→ **DATASET EXTRACT**:
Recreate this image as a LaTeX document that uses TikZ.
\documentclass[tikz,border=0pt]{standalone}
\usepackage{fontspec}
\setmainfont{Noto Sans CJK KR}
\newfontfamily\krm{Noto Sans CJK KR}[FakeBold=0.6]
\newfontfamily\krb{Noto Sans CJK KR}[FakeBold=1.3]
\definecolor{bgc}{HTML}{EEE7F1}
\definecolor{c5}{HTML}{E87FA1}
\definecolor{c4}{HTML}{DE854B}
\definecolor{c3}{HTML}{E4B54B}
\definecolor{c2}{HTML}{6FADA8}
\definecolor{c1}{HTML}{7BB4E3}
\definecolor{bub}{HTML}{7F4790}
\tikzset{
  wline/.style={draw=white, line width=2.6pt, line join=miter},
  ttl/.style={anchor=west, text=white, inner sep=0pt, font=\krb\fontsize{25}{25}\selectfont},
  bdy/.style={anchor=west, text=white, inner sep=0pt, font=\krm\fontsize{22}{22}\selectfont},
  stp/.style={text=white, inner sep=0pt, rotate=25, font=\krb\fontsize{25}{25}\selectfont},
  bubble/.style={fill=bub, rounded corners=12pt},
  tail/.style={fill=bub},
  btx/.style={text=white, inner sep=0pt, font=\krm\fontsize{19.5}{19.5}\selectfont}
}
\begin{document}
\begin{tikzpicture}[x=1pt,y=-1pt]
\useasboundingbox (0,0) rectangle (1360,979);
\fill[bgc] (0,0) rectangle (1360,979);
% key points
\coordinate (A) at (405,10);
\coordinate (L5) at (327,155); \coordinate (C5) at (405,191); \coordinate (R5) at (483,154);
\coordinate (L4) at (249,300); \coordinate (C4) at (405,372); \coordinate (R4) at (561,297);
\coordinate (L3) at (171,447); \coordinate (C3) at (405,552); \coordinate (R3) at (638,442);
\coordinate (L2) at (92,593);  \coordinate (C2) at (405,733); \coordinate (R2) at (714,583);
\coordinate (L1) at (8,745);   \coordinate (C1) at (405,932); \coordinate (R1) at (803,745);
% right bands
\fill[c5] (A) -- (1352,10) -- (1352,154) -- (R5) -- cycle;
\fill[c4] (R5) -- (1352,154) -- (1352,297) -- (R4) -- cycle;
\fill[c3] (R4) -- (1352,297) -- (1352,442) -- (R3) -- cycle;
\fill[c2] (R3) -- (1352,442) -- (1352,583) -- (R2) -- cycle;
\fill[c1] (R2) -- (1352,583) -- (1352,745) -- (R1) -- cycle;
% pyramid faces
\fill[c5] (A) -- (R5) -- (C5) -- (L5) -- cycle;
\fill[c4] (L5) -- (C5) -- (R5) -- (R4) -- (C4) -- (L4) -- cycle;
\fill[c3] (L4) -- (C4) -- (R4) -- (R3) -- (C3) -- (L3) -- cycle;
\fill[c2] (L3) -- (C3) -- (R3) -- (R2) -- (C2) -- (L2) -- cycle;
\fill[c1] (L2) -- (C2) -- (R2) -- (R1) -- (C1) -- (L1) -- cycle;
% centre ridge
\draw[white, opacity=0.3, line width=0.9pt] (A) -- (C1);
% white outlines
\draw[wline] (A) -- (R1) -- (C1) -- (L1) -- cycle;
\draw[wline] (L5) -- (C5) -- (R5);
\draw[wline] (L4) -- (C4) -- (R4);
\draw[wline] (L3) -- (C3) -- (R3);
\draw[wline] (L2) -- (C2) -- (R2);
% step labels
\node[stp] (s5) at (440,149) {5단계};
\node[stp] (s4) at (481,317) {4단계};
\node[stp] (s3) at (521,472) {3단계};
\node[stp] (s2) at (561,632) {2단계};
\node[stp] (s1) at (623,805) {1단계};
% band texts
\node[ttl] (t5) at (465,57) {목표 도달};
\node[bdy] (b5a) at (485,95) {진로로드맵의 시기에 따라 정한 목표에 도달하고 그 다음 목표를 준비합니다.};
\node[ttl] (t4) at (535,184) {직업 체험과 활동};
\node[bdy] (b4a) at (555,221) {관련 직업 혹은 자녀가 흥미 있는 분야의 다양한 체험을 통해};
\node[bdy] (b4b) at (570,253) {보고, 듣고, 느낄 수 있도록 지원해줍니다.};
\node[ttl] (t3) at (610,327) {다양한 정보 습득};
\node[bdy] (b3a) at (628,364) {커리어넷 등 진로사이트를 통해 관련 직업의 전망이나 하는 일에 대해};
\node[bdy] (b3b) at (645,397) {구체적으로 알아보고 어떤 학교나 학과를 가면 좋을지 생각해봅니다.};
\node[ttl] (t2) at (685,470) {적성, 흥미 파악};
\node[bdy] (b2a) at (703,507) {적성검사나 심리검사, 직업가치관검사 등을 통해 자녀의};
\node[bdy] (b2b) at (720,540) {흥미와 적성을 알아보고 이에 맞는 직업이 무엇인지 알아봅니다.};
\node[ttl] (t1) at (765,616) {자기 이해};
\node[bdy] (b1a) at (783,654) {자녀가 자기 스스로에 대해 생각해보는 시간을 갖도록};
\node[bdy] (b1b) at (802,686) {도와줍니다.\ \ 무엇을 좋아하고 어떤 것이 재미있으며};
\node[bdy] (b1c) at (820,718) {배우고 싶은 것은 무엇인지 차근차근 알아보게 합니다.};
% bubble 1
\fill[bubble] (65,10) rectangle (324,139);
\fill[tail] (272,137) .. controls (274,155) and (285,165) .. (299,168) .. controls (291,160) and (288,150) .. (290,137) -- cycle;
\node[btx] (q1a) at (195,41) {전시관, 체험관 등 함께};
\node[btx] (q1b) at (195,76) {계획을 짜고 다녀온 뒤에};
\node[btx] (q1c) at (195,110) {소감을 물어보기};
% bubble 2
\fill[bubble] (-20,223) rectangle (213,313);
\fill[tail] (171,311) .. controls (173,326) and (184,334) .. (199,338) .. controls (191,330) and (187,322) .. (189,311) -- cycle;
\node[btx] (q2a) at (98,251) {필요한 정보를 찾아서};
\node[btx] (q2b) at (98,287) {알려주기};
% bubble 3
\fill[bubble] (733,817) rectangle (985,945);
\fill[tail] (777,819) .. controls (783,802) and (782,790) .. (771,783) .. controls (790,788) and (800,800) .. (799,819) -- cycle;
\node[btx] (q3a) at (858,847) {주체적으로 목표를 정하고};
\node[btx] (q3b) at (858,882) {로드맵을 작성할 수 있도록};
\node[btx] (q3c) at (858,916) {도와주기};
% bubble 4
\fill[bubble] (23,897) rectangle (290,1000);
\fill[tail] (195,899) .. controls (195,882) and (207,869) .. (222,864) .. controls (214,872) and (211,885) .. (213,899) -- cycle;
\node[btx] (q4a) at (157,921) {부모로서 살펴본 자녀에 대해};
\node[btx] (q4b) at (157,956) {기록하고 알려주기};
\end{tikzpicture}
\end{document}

→ **WORK TO COMPLETE**: Type out the material again exactly as presented.

→ **THE ANSWER**:
Recreate this image as a LaTeX document that uses TikZ.
\documentclass[tikz,border=0pt]{standalone}
\usepackage{fontspec}
\setmainfont{Noto Sans CJK KR}
\newfontfamily\krm{Noto Sans CJK KR}[FakeBold=0.6]
\newfontfamily\krb{Noto Sans CJK KR}[FakeBold=1.3]
\definecolor{bgc}{HTML}{EEE7F1}
\definecolor{c5}{HTML}{E87FA1}
\definecolor{c4}{HTML}{DE854B}
\definecolor{c3}{HTML}{E4B54B}
\definecolor{c2}{HTML}{6FADA8}
\definecolor{c1}{HTML}{7BB4E3}
\definecolor{bub}{HTML}{7F4790}
\tikzset{
  wline/.style={draw=white, line width=2.6pt, line join=miter},
  ttl/.style={anchor=west, text=white, inner sep=0pt, font=\krb\fontsize{25}{25}\selectfont},
  bdy/.style={anchor=west, text=white, inner sep=0pt, font=\krm\fontsize{22}{22}\selectfont},
  stp/.style={text=white, inner sep=0pt, rotate=25, font=\krb\fontsize{25}{25}\selectfont},
  bubble/.style={fill=bub, rounded corners=12pt},
  tail/.style={fill=bub},
  btx/.style={text=white, inner sep=0pt, font=\krm\fontsize{19.5}{19.5}\selectfont}
}
\begin{document}
\begin{tikzpicture}[x=1pt,y=-1pt]
\useasboundingbox (0,0) rectangle (1360,979);
\fill[bgc] (0,0) rectangle (1360,979);
% key points
\coordinate (A) at (405,10);
\coordinate (L5) at (327,155); \coordinate (C5) at (405,191); \coordinate (R5) at (483,154);
\coordinate (L4) at (249,300); \coordinate (C4) at (405,372); \coordinate (R4) at (561,297);
\coordinate (L3) at (171,447); \coordinate (C3) at (405,552); \coordinate (R3) at (638,442);
\coordinate (L2) at (92,593);  \coordinate (C2) at (405,733); \coordinate (R2) at (714,583);
\coordinate (L1) at (8,745);   \coordinate (C1) at (405,932); \coordinate (R1) at (803,745);
% right bands
\fill[c5] (A) -- (1352,10) -- (1352,154) -- (R5) -- cycle;
\fill[c4] (R5) -- (1352,154) -- (1352,297) -- (R4) -- cycle;
\fill[c3] (R4) -- (1352,297) -- (1352,442) -- (R3) -- cycle;
\fill[c2] (R3) -- (1352,442) -- (1352,583) -- (R2) -- cycle;
\fill[c1] (R2) -- (1352,583) -- (1352,745) -- (R1) -- cycle;
% pyramid faces
\fill[c5] (A) -- (R5) -- (C5) -- (L5) -- cycle;
\fill[c4] (L5) -- (C5) -- (R5) -- (R4) -- (C4) -- (L4) -- cycle;
\fill[c3] (L4) -- (C4) -- (R4) -- (R3) -- (C3) -- (L3) -- cycle;
\fill[c2] (L3) -- (C3) -- (R3) -- (R2) -- (C2) -- (L2) -- cycle;
\fill[c1] (L2) -- (C2) -- (R2) -- (R1) -- (C1) -- (L1) -- cycle;
% centre ridge
\draw[white, opacity=0.3, line width=0.9pt] (A) -- (C1);
% white outlines
\draw[wline] (A) -- (R1) -- (C1) -- (L1) -- cycle;
\draw[wline] (L5) -- (C5) -- (R5);
\draw[wline] (L4) -- (C4) -- (R4);
\draw[wline] (L3) -- (C3) -- (R3);
\draw[wline] (L2) -- (C2) -- (R2);
% step labels
\node[stp] (s5) at (440,149) {5단계};
\node[stp] (s4) at (481,317) {4단계};
\node[stp] (s3) at (521,472) {3단계};
\node[stp] (s2) at (561,632) {2단계};
\node[stp] (s1) at (623,805) {1단계};
% band texts
\node[ttl] (t5) at (465,57) {목표 도달};
\node[bdy] (b5a) at (485,95) {진로로드맵의 시기에 따라 정한 목표에 도달하고 그 다음 목표를 준비합니다.};
\node[ttl] (t4) at (535,184) {직업 체험과 활동};
\node[bdy] (b4a) at (555,221) {관련 직업 혹은 자녀가 흥미 있는 분야의 다양한 체험을 통해};
\node[bdy] (b4b) at (570,253) {보고, 듣고, 느낄 수 있도록 지원해줍니다.};
\node[ttl] (t3) at (610,327) {다양한 정보 습득};
\node[bdy] (b3a) at (628,364) {커리어넷 등 진로사이트를 통해 관련 직업의 전망이나 하는 일에 대해};
\node[bdy] (b3b) at (645,397) {구체적으로 알아보고 어떤 학교나 학과를 가면 좋을지 생각해봅니다.};
\node[ttl] (t2) at (685,470) {적성, 흥미 파악};
\node[bdy] (b2a) at (703,507) {적성검사나 심리검사, 직업가치관검사 등을 통해 자녀의};
\node[bdy] (b2b) at (720,540) {흥미와 적성을 알아보고 이에 맞는 직업이 무엇인지 알아봅니다.};
\node[ttl] (t1) at (765,616) {자기 이해};
\node[bdy] (b1a) at (783,654) {자녀가 자기 스스로에 대해 생각해보는 시간을 갖도록};
\node[bdy] (b1b) at (802,686) {도와줍니다.\ \ 무엇을 좋아하고 어떤 것이 재미있으며};
\node[bdy] (b1c) at (820,718) {배우고 싶은 것은 무엇인지 차근차근 알아보게 합니다.};
% bubble 1
\fill[bubble] (65,10) rectangle (324,139);
\fill[tail] (272,137) .. controls (274,155) and (285,165) .. (299,168) .. controls (291,160) and (288,150) .. (290,137) -- cycle;
\node[btx] (q1a) at (195,41) {전시관, 체험관 등 함께};
\node[btx] (q1b) at (195,76) {계획을 짜고 다녀온 뒤에};
\node[btx] (q1c) at (195,110) {소감을 물어보기};
% bubble 2
\fill[bubble] (-20,223) rectangle (213,313);
\fill[tail] (171,311) .. controls (173,326) and (184,334) .. (199,338) .. controls (191,330) and (187,322) .. (189,311) -- cycle;
\node[btx] (q2a) at (98,251) {필요한 정보를 찾아서};
\node[btx] (q2b) at (98,287) {알려주기};
% bubble 3
\fill[bubble] (733,817) rectangle (985,945);
\fill[tail] (777,819) .. controls (783,802) and (782,790) .. (771,783) .. controls (790,788) and (800,800) .. (799,819) -- cycle;
\node[btx] (q3a) at (858,847) {주체적으로 목표를 정하고};
\node[btx] (q3b) at (858,882) {로드맵을 작성할 수 있도록};
\node[btx] (q3c) at (858,916) {도와주기};
% bubble 4
\fill[bubble] (23,897) rectangle (290,1000);
\fill[tail] (195,899) .. controls (195,882) and (207,869) .. (222,864) .. controls (214,872) and (211,885) .. (213,899) -- cycle;
\node[btx] (q4a) at (157,921) {부모로서 살펴본 자녀에 대해};
\node[btx] (q4b) at (157,956) {기록하고 알려주기};
\end{tikzpicture}
\end{document}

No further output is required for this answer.